The Eldon Fire Department, 28 miles north, was called for assistance, but the fire call was too late. Evidently there were some communication problems. Eldon's fire chief, M.E. Atkinson, stated in a newspaper report, "before we could get out of the city, a second call came through stating that the crest of the conflagration had somewhat subsided and there would be no need of coming". I doubt that the fire department could have saved even one building had they driven the 28 miles.
The town was in total darkness that Saturday night because the light and power systems were put out of commission by the fire. Local merchants reported they had complete sell-outs of lamps and lanterns and the entire town reverted back to the days of candlelight and kerosene lamps.
When word spread about Iberia's big fire, curiosity spread over the country and the next two or three days, sightseers swarmed into the area. It was reported folks came in from St. Louis, Kansas City, Sedalia, Jefferson City, Rolla and many other towns, giving Iberia's surviving cafes a booming business!
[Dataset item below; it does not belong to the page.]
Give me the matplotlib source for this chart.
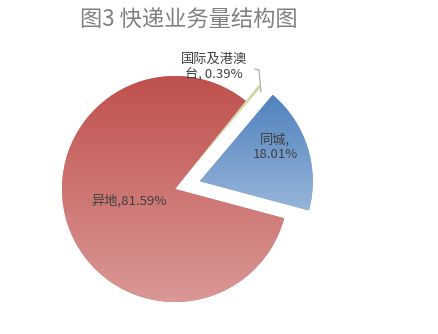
import matplotlib
matplotlib.use("Agg")
import matplotlib.pyplot as plt
import numpy as np
from matplotlib.colors import to_rgb

plt.rcParams['font.family'] = ['Noto Sans CJK SC', 'DejaVu Sans']

# ---- data ----
categories = ['同城', '国际及港澳台', '异地']
shares = [18.01, 0.39, 81.59]
label_texts = ['同城,\n18.01%', '国际及港澳\n台, 0.39%', '异地,81.59%']
title = '图3 快递业务量结构图'

# ---- styles ----
top_colors = ['#4F81BD', '#C9D9A0', '#BF504D']
bottom_colors = ['#97B5D9', '#E3ECCB', '#DA9896']
RADIUS = 113
explode = [0.23 * RADIUS, 0.18 * RADIUS, 0.0]

W, H = 439, 334
fig = plt.figure(figsize=(W / 100, H / 100), dpi=100)
ax = fig.add_axes([0, 0, 1, 1])

mid_colors = [tuple((np.array(to_rgb(a)) + np.array(to_rgb(b))) / 2)
              for a, b in zip(top_colors, bottom_colors)]
wedges, _ = ax.pie(shares, explode=explode, startangle=-15, counterclock=True,
                   center=(175, 145), radius=RADIUS, colors=mid_colors,
                   wedgeprops=dict(linewidth=0))

# vertical gradient fill for each wedge
for w, tc, bc in zip(wedges, top_colors, bottom_colors):
    ext = w.get_path().get_extents()
    n = 256
    t = np.linspace(0, 1, n)[:, None]
    c0 = np.array(to_rgb(tc)); c1 = np.array(to_rgb(bc))
    img = (c0[None, :] * (1 - t) + c1[None, :] * t)[:, None, :]
    im = ax.imshow(img, extent=[ext.x0, ext.x1, ext.y0, ext.y1], origin='upper',
                   aspect='auto', interpolation='bilinear', zorder=w.get_zorder() + 0.1)
    im.set_clip_path(w)

ax.set_xlim(0, W)
ax.set_ylim(0, H)
ax.set_aspect('equal')
ax.axis('off')

# labels
lab_pos = [(275, 187), (214, 267), (129, 133)]
for txt, (x, y) in zip(label_texts, lab_pos):
    ax.text(x, y, txt, ha='center', va='center', fontsize=9.5, color='#404040',
            linespacing=1.15, zorder=5)

# leader line for the small slice
ax.plot([255, 259, 261], [H - 69, H - 70, H - 92], color='#A6A6A6', lw=0.8, zorder=4)

fig.text(189 / W, 1 - 20 / H, title, ha='center', va='center', fontsize=16,
         color='#808080')

fig.savefig('out.png', dpi=100)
Did Iberia die after her holocaust of fire? Indeed not! The people began a rebuilding project. Some businesses were transferred to temporary quarters, but eventually a new town arose from the ashes, much like the legendary "Phoenix" and took on new life. The citizens pulled together for a greater and better Iberia. They did not bend to defeat after the calamity because it was a thankful community who realized they were so very fortunate to have suffered no loss of life in the great fire nor any injuries. A local newsman said in 1939…"These Iberians are men of stamina who have the determination to carry on. Knowing them as we do, we are led to believe that, despite the gloom, they see a silver lining beneath the cloud. We vision, as many others do, a rebuilt district with buildings more attractive and substantial. We are populated by fine and enterprising people with high standard and the reputation of our educational institutions alone are enough to assure an abiding faith in the future welfare of the community."
History almost repeated itself because in 1941, another gasoline fire broke out at the same location-the Adams Produce Exchange! An employee of the Exchange was filling the tank of a gasoline engine, which operated a hammermill inside the main building and it burst into flame. The tank had run dry and while trying to refill it from a five gallon can, the heat from the exhaust pipe ignited the gasoline in the tank and the can. The employee, Elbert Condra, was badly burned on his arms, hands and face. The flames were extinguished with the help of another employee, Paul Ponder.
Iberians, both former and present, should be grateful that Iberia is a town that has proven to be a "survivor." She still has much history that can be written, and if not I, then someone else who will follow me, can record the important stories.
Eads Garage - Iberia
This photo was taken in front of Eads Garage around 1915. Pictured from left-right:
Harry Lovell, Emery Robertson, Everett Wilson, Luther Dickerson, Everett Malmberg, unknown, J.A. Eads. Ford Eads is on the tractor and an Eads girl is in the truck. In the doorway: Gerald Gardner and Clarence Driver. Seated on bench: Ray Casey and Clint Condra.
The front foundation is what remained of Loren Atwell’s home. The old truck at the back of the building also burned—the man’s wife got excited and couldn’t find the keys to the truck. The foundation at left is what remained of the residence of Lee Atwell.